Tim Ho Wan delights diners with dim sum
TIM HO WAN,
1 Utama Shopping Centre,
G120 and G121, Ground Floor,
Lebuh Bandar Utama, Bandar Utama,
Tel: 03-7731 3697
Business hours: 10am to 10pm (weekdays),
9am to 10pm (weekends and public holidays).
FAMED for being the only Michelin-starred restaurant serving dim sum in Hong Kong, Tim Ho Wan’s Malaysian branches have a lot to live up to.
Much like the seasonal changes at fine dining restaurants, the menus at both Tim Ho Wan outlets in Malaysia are refreshed every two months.
The restaurants located at 1 Utama Shopping Centre and Mid Valley City have a warm, comfortable setting.
Every two months, three seasonal dishes are developed – two from the branch in Singapore and one locally.
These are served for two months at the Mid Valley restaurant, followed by another two months at the 1 Utama outlet.
One such dish being served from July to August at 1 Utama is the Stir Fried Hor Fun with Pork (RM15.80).
Although a far cry from our full-flavoured Malaysian char koay teow, the dish has a sharp, clean flavour thanks to the soy sauce used.
Another seasonal recommendation is the Tofu with Pork Floss (RM10.80).
As it is served fresh, the tofu has a somewhat crunchy layer and is seasoned with black sesame and pork floss for a light bite.
At any given time, the restaurant has only 25 dishes on its menu, allowing it to focus on quality.

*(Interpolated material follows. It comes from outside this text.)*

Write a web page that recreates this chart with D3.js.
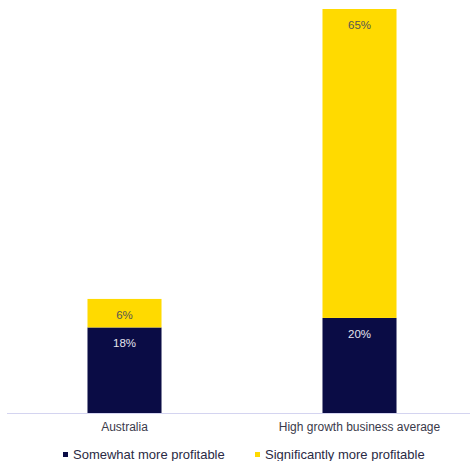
<!DOCTYPE html>
<html>
<head>
<meta charset="utf-8">
<script src="https://cdn.jsdelivr.net/npm/d3@7"></script>
<style>
  body { margin: 0; background: #fff; }
  text { font-family: "Liberation Sans", Arial, sans-serif; }
</style>
</head>
<body>
<div id="chart-area"></div>
<script>
// Data
var categories = ['Australia', 'High growth business average'];
var somewhat = [18, 20];
var significantly = [6, 65];
var seriesNames = ['Somewhat more profitable', 'Significantly more profitable'];
var colors = ['#0a0c45', '#ffda00'];

var width = 472, height = 461;
var baseline = 413;

var svg = d3.select('#chart-area')
  .append('svg')
    .attr('width', width)
    .attr('height', height);

var x = d3.scaleBand()
  .domain(categories)
  .range([7, 477])
  .paddingInner(0.685)
  .paddingOuter(0.3425);

var y = d3.scaleLinear()
  .domain([0, 85])
  .range([baseline, 9]);

var rows = categories.map(function(c, i) {
  return { cat: c, somewhat: somewhat[i], significantly: significantly[i] };
});

var stack = d3.stack().keys(['somewhat', 'significantly']);
var layers = stack(rows);

var labelColors = ['#e4e4ee', '#555555'];

layers.forEach(function(layer, li) {
  var g = svg.append('g');
  g.selectAll('rect')
    .data(layer)
    .enter()
    .append('rect')
      .attr('x', function(d) { return x(d.data.cat); })
      .attr('width', x.bandwidth())
      .attr('y', function(d) { return y(d[1]); })
      .attr('height', function(d) { return y(d[0]) - y(d[1]); })
      .attr('fill', colors[li]);

  g.selectAll('text')
    .data(layer)
    .enter()
    .append('text')
      .attr('x', function(d) { return x(d.data.cat) + x.bandwidth() / 2; })
      .attr('y', function(d) { return y(d[1]) + 20; })
      .attr('text-anchor', 'middle')
      .attr('font-size', '11.5px')
      .attr('fill', labelColors[li])
      .text(function(d) { return (d[1] - d[0]) + '%'; });
});

// Axis line
svg.append('line')
  .attr('x1', 7)
  .attr('x2', 470)
  .attr('y1', baseline + 0.5)
  .attr('y2', baseline + 0.5)
  .attr('stroke', '#d4d4f0')
  .attr('stroke-width', 1);

// Category labels
svg.selectAll('.cat-label')
  .data(categories)
  .enter()
  .append('text')
    .attr('class', 'cat-label')
    .attr('x', function(d) { return x(d) + x.bandwidth() / 2; })
    .attr('y', 431)
    .attr('text-anchor', 'middle')
    .attr('font-size', '12px')
    .attr('fill', '#3a3a4a')
    .text(function(d) { return d; });

// Legend
var legendX = [63, 255];
var legend = svg.selectAll('.legend')
  .data(seriesNames)
  .enter()
  .append('g')
    .attr('class', 'legend')
    .attr('transform', function(d, i) { return 'translate(' + legendX[i] + ',454)'; });

legend.append('rect')
  .attr('x', 0)
  .attr('y', -2)
  .attr('width', 5)
  .attr('height', 5)
  .attr('fill', function(d, i) { return colors[i]; });

legend.append('text')
  .attr('x', 10)
  .attr('y', 4.5)
  .attr('font-size', '13px')
  .attr('fill', '#2a2a44')
  .text(function(d) { return d; });
</script>
</body>
</html>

One of the more popular signature dishes is the Baked Bun with BBQ Pork, termed the “Big 4 Heavenly Kings”. A crisp and slightly sweet bun comes with a filling of sticky, sweet and salty lean pork, making it a favourite.

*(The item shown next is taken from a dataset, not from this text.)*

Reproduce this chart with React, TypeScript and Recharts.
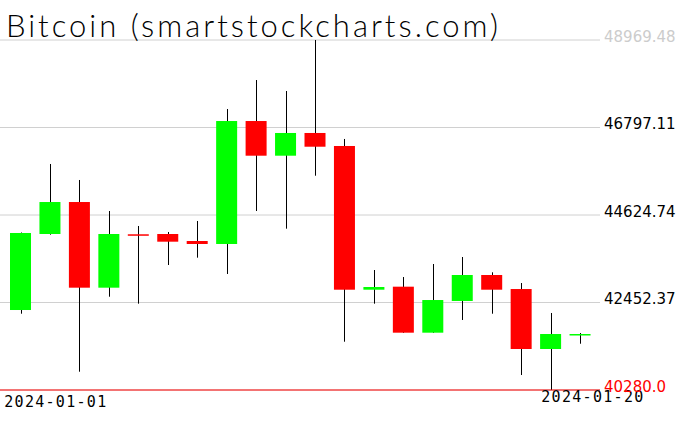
import { ComposedChart, Bar, XAxis, YAxis, CartesianGrid, ReferenceLine } from "recharts";

const dates = [
  "2024-01-01", "2024-01-02", "2024-01-03", "2024-01-04", "2024-01-05",
  "2024-01-06", "2024-01-07", "2024-01-08", "2024-01-09", "2024-01-10",
  "2024-01-11", "2024-01-12", "2024-01-13", "2024-01-14", "2024-01-15",
  "2024-01-16", "2024-01-17", "2024-01-18", "2024-01-19", "2024-01-20",
];
const opens = [42266, 44153, 44947, 42820, 44146, 44153, 43979, 43905, 46958, 46097, 46661, 46338, 42770, 42845, 41703, 42490, 43135, 42787, 41298, 41658];
const highs = [44190, 45891, 45494, 44724, 44352, 44203, 44476, 47256, 47976, 47703, 48969.48, 46512, 43259, 43085, 43408, 43582, 43202, 42936, 42192, 41695];
const lows = [42174, 44136, 40734, 42596, 42423, 43383, 43565, 43160, 44724, 44285, 45600, 41479, 42423, 41700, 41700, 42018, 42174, 40652, 40280, 41429];
const closes = [44178, 44947, 42820, 44153, 44133, 43962, 43905, 46958, 46097, 46661, 46320, 42770, 42837, 41703, 42514, 43135, 42770, 41298, 41670, 41670];

const yTicks = [40280.0, 42452.37, 44624.74, 46797.11, 48969.48];
const yTickLabels = ["40280.0", "42452.37", "44624.74", "46797.11", "48969.48"];

const data = dates.map((d, i) => ({
  date: d,
  open: opens[i],
  high: highs[i],
  low: lows[i],
  close: closes[i],
  range: [lows[i], highs[i]],
}));

const GREEN = "#00ff00";
const RED = "#ff0000";

function Candle(props: any) {
  const { x, y, width, height, payload } = props;
  if (x == null || y == null) return null;
  const top = Math.min(y, y + height);
  const bottom = Math.max(y, y + height);
  const span = payload.high - payload.low;
  const toY = (v: number) => (span > 0 ? top + ((payload.high - v) / span) * (bottom - top) : top);
  const up = payload.close >= payload.open;
  const color = up ? GREEN : RED;
  const bTop = toY(Math.max(payload.open, payload.close));
  const bBot = toY(Math.min(payload.open, payload.close));
  const cx = Math.round(x + width / 2) + 0.5;
  return (
    <g>
      <line x1={cx} x2={cx} y1={top} y2={bottom} stroke="#000" strokeWidth={1} />
      <rect x={x} y={bTop} width={width} height={Math.max(bBot - bTop, 1.5)} fill={color} />
    </g>
  );
}

function YTick(props: any) {
  const { x, y, payload, index } = props;
  const i = yTicks.indexOf(payload.value);
  const label = i >= 0 ? yTickLabels[i] : String(payload.value);
  let fill = "#000";
  if (i === 0) fill = RED;
  if (i === yTicks.length - 1) fill = "#cccccc";
  return (
    <text x={x - 4} y={y + 1.5} fill={fill} fontSize={15} fontFamily="DejaVu Sans" textAnchor="start" key={index}>
      {label}
    </text>
  );
}

function XTick(props: any) {
  const { x, payload, index } = props;
  const last = dates.length - 1;
  if (index === 0) {
    return (
      <text x={x - 16.5} y={407} fill="#000" fontSize={15} fontFamily="DejaVu Sans Mono" letterSpacing={1.3}>
        {payload.value}
      </text>
    );
  }
  if (index === last || payload.value === dates[last]) {
    return (
      <text x={x - 39} y={402} fill="#000" fontSize={15} fontFamily="DejaVu Sans Mono" letterSpacing={1.3}>
        {payload.value}
      </text>
    );
  }
  return <g />;
}

export default function App() {
  return (
    <div style={{ position: "absolute", left: 0, top: 0, width: 676, height: 431, background: "#fff" }}>
      <div
        style={{
          position: "absolute",
          left: 6,
          top: 5,
          fontFamily: "Lato",
          fontWeight: 300,
          fontSize: 31,
          letterSpacing: 3,
          color: "#000",
          lineHeight: "40px",
          whiteSpace: "nowrap",
          zIndex: 2,
        }}
      >
        Bitcoin (smartstockcharts.com)
      </div>
      <ComposedChart width={676} height={431} data={data} margin={{ top: 40, right: 0, bottom: 0, left: 0 }}>
        <CartesianGrid horizontal vertical={false} stroke="#d0d0d0" />
        <XAxis
          dataKey="date"
          type="category"
          height={41}
          axisLine={false}
          tickLine={false}
          interval={0}
          padding={{ left: 6, right: 5 }}
          tick={<XTick />}
        />
        <YAxis
          orientation="right"
          width={76}
          domain={[40280, 48969.48]}
          ticks={yTicks}
          axisLine={false}
          tickLine={false}
          tick={<YTick />}
          allowDataOverflow
        />
        <ReferenceLine y={40280} stroke={RED} strokeWidth={1} />
        <Bar dataKey="range" barSize={21} shape={<Candle />} isAnimationActive={false} />
      </ComposedChart>
    </div>
  );
}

Meanwhile, the Pan Fried Carrot Cake (RM10.50) is a satisfying savoury dish made with six parts radish and one part starch.
The restaurant’s selection of bite-sized delicacies is made fresh every morning with preparation for the fillings and skins starting as early as 5am, said Dim Sum Delight Sdn Bhd executive director Yeoh Hoon Suan.
“We invest to maintain the food quality in all our outlets. Each outlet has a head chef flown in directly from Hong Kong,” said Yeoh.
“That is why they need a longer serving time as everything is cooked and steamed upon order so as not to dry out the dishes by over-steaming.
“Most of the produce used, such as prawns, are locally sourced; but there are some ingredients that are brought over such as the special flour mixture for the dim sum skins,” added Yeoh.
As such, even the Pork Dumpling with Shrimp (RM11.50), better known as siew mai, has a delicate skin for the firm prawns and tender steamed pork filling accented by a sweet, herbal acai berry.
The Prawn Dumpling (RM12.50) is another commonly ordered dim sum dish, known ashar kaw,
A traditional end to the dim sum meal is the Steamed Egg Cake (RM8.30).
This light-as-air cake has a deeply delicious flavour of caramelised brown sugar that gives depth to its fluffiness.
A third outlet within the Klang Valley is targeted to open by end of the year.
While the 1 Utama outlet has a seating capacity of 102 people, the restaurant in Mid Valley has two floors, one specifically for fine dining with private rooms for functions.
This is the writer’s personal observation and not an endorsement by StarMetro.